Task objective
Give the data again exactly as written, skipping any pictures.
[START]
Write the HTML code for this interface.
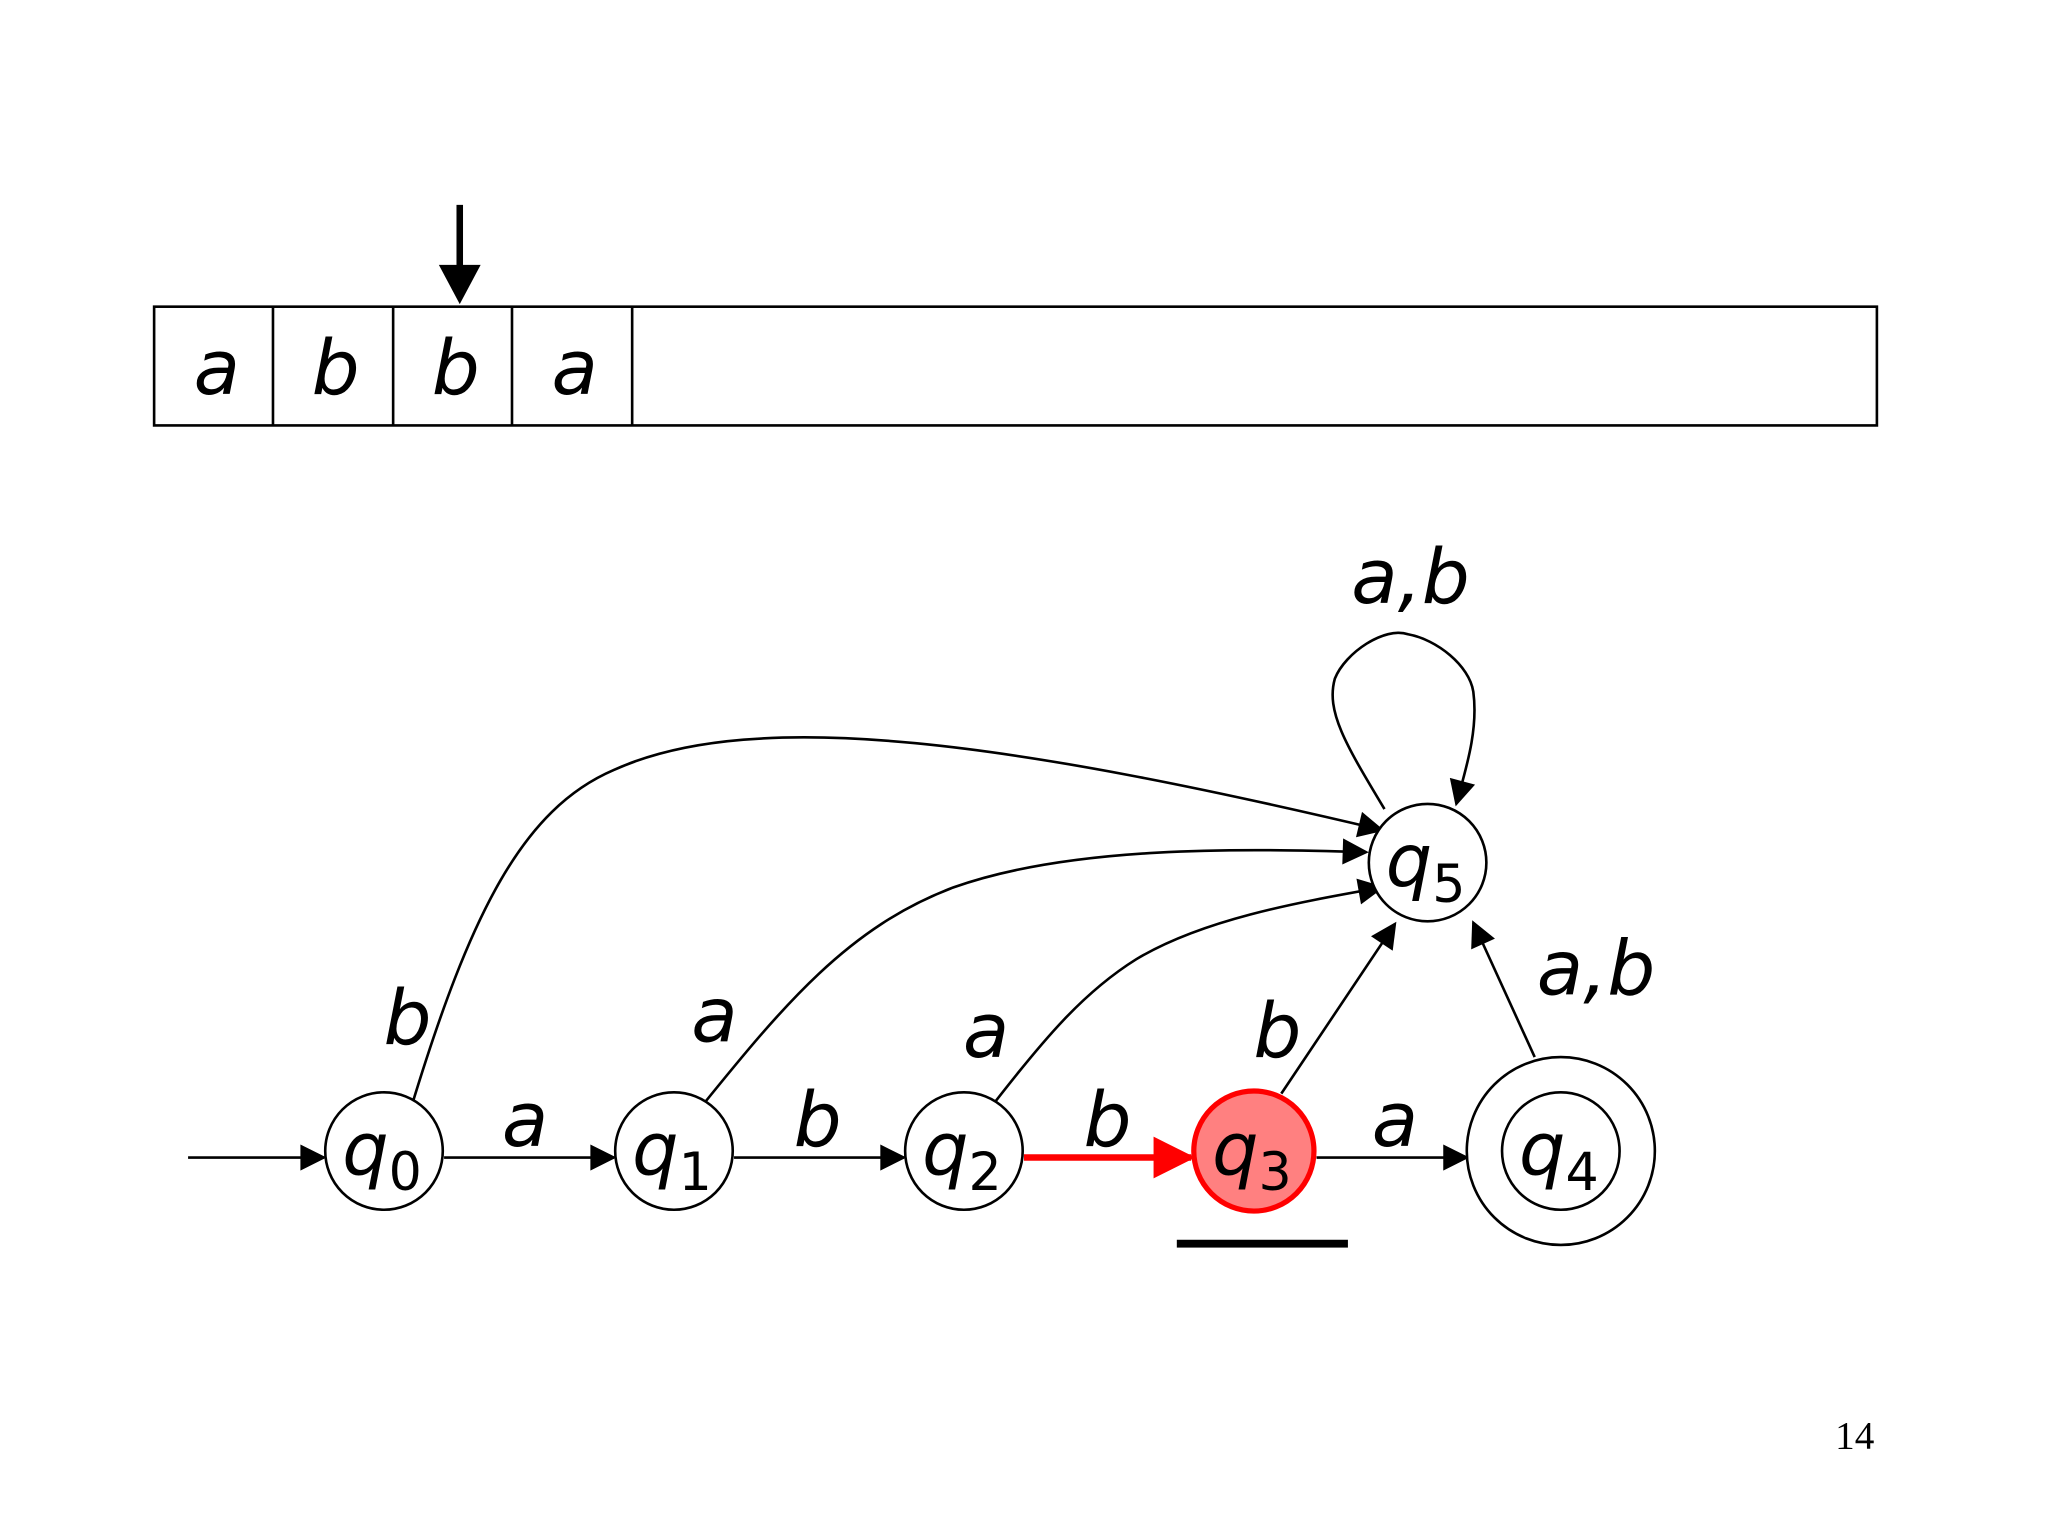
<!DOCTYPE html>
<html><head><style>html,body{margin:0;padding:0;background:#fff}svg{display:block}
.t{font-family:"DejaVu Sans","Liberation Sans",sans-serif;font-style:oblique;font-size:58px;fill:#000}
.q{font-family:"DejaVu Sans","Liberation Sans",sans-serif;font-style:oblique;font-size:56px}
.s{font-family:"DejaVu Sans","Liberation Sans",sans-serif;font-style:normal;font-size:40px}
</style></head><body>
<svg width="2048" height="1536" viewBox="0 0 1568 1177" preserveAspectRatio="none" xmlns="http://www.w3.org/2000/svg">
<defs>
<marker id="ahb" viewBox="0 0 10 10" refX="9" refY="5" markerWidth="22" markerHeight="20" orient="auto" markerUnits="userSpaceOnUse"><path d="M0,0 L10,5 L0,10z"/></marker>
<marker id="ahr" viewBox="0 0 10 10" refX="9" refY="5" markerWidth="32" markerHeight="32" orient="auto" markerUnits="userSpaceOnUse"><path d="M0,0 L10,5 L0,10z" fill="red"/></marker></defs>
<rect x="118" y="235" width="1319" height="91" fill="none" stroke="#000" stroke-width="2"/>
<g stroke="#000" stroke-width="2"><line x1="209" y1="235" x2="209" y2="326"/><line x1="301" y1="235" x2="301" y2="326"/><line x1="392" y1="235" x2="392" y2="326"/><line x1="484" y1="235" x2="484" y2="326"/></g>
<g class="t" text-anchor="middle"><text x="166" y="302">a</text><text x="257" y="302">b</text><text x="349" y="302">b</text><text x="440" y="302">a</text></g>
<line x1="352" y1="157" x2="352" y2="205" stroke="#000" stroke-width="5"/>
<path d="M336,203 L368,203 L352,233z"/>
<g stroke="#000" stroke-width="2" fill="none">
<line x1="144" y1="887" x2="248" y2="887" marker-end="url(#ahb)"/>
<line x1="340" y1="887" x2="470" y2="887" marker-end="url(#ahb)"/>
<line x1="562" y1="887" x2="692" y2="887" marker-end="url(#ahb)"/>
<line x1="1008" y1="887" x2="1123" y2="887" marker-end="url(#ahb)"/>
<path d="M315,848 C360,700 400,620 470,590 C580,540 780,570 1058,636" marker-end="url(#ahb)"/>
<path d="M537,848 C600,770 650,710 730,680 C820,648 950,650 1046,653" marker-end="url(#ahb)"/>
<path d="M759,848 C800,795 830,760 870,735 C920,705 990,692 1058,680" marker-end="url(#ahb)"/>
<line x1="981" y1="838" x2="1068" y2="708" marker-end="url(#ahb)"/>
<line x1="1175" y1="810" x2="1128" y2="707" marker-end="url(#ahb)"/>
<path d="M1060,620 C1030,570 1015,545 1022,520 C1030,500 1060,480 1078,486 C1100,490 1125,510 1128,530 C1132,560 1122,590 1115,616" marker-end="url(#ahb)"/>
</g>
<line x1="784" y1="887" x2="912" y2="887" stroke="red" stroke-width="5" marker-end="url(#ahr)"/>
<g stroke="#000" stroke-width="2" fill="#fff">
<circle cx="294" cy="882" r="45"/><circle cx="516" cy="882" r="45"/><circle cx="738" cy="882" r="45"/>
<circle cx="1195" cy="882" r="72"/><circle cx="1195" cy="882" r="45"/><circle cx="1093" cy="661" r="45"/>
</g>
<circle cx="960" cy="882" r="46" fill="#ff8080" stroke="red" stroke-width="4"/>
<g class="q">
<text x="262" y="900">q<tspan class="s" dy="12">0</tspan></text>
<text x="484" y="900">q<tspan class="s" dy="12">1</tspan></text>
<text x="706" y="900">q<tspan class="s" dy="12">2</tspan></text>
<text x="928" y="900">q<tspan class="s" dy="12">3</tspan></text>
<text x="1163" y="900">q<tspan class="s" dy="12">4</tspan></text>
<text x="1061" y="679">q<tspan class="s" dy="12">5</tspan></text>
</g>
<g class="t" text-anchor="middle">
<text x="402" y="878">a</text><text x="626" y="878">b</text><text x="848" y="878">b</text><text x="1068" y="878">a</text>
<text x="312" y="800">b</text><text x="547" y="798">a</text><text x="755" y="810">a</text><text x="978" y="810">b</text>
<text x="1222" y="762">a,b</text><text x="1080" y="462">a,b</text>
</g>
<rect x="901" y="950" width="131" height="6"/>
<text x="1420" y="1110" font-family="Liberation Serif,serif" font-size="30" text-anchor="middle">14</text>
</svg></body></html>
[END]
Result below
Write the HTML code for this interface.
<!DOCTYPE html>
<html><head><style>html,body{margin:0;padding:0;background:#fff}svg{display:block}
.t{font-family:"DejaVu Sans","Liberation Sans",sans-serif;font-style:oblique;font-size:58px;fill:#000}
.q{font-family:"DejaVu Sans","Liberation Sans",sans-serif;font-style:oblique;font-size:56px}
.s{font-family:"DejaVu Sans","Liberation Sans",sans-serif;font-style:normal;font-size:40px}
</style></head><body>
<svg width="2048" height="1536" viewBox="0 0 1568 1177" preserveAspectRatio="none" xmlns="http://www.w3.org/2000/svg">
<defs>
<marker id="ahb" viewBox="0 0 10 10" refX="9" refY="5" markerWidth="22" markerHeight="20" orient="auto" markerUnits="userSpaceOnUse"><path d="M0,0 L10,5 L0,10z"/></marker>
<marker id="ahr" viewBox="0 0 10 10" refX="9" refY="5" markerWidth="32" markerHeight="32" orient="auto" markerUnits="userSpaceOnUse"><path d="M0,0 L10,5 L0,10z" fill="red"/></marker></defs>
<rect x="118" y="235" width="1319" height="91" fill="none" stroke="#000" stroke-width="2"/>
<g stroke="#000" stroke-width="2"><line x1="209" y1="235" x2="209" y2="326"/><line x1="301" y1="235" x2="301" y2="326"/><line x1="392" y1="235" x2="392" y2="326"/><line x1="484" y1="235" x2="484" y2="326"/></g>
<g class="t" text-anchor="middle"><text x="166" y="302">a</text><text x="257" y="302">b</text><text x="349" y="302">b</text><text x="440" y="302">a</text></g>
<line x1="352" y1="157" x2="352" y2="205" stroke="#000" stroke-width="5"/>
<path d="M336,203 L368,203 L352,233z"/>
<g stroke="#000" stroke-width="2" fill="none">
<line x1="144" y1="887" x2="248" y2="887" marker-end="url(#ahb)"/>
<line x1="340" y1="887" x2="470" y2="887" marker-end="url(#ahb)"/>
<line x1="562" y1="887" x2="692" y2="887" marker-end="url(#ahb)"/>
<line x1="1008" y1="887" x2="1123" y2="887" marker-end="url(#ahb)"/>
<path d="M315,848 C360,700 400,620 470,590 C580,540 780,570 1058,636" marker-end="url(#ahb)"/>
<path d="M537,848 C600,770 650,710 730,680 C820,648 950,650 1046,653" marker-end="url(#ahb)"/>
<path d="M759,848 C800,795 830,760 870,735 C920,705 990,692 1058,680" marker-end="url(#ahb)"/>
<line x1="981" y1="838" x2="1068" y2="708" marker-end="url(#ahb)"/>
<line x1="1175" y1="810" x2="1128" y2="707" marker-end="url(#ahb)"/>
<path d="M1060,620 C1030,570 1015,545 1022,520 C1030,500 1060,480 1078,486 C1100,490 1125,510 1128,530 C1132,560 1122,590 1115,616" marker-end="url(#ahb)"/>
</g>
<line x1="784" y1="887" x2="912" y2="887" stroke="red" stroke-width="5" marker-end="url(#ahr)"/>
<g stroke="#000" stroke-width="2" fill="#fff">
<circle cx="294" cy="882" r="45"/><circle cx="516" cy="882" r="45"/><circle cx="738" cy="882" r="45"/>
<circle cx="1195" cy="882" r="72"/><circle cx="1195" cy="882" r="45"/><circle cx="1093" cy="661" r="45"/>
</g>
<circle cx="960" cy="882" r="46" fill="#ff8080" stroke="red" stroke-width="4"/>
<g class="q">
<text x="262" y="900">q<tspan class="s" dy="12">0</tspan></text>
<text x="484" y="900">q<tspan class="s" dy="12">1</tspan></text>
<text x="706" y="900">q<tspan class="s" dy="12">2</tspan></text>
<text x="928" y="900">q<tspan class="s" dy="12">3</tspan></text>
<text x="1163" y="900">q<tspan class="s" dy="12">4</tspan></text>
<text x="1061" y="679">q<tspan class="s" dy="12">5</tspan></text>
</g>
<g class="t" text-anchor="middle">
<text x="402" y="878">a</text><text x="626" y="878">b</text><text x="848" y="878">b</text><text x="1068" y="878">a</text>
<text x="312" y="800">b</text><text x="547" y="798">a</text><text x="755" y="810">a</text><text x="978" y="810">b</text>
<text x="1222" y="762">a,b</text><text x="1080" y="462">a,b</text>
</g>
<rect x="901" y="950" width="131" height="6"/>
<text x="1420" y="1110" font-family="Liberation Serif,serif" font-size="30" text-anchor="middle">14</text>
</svg></body></html>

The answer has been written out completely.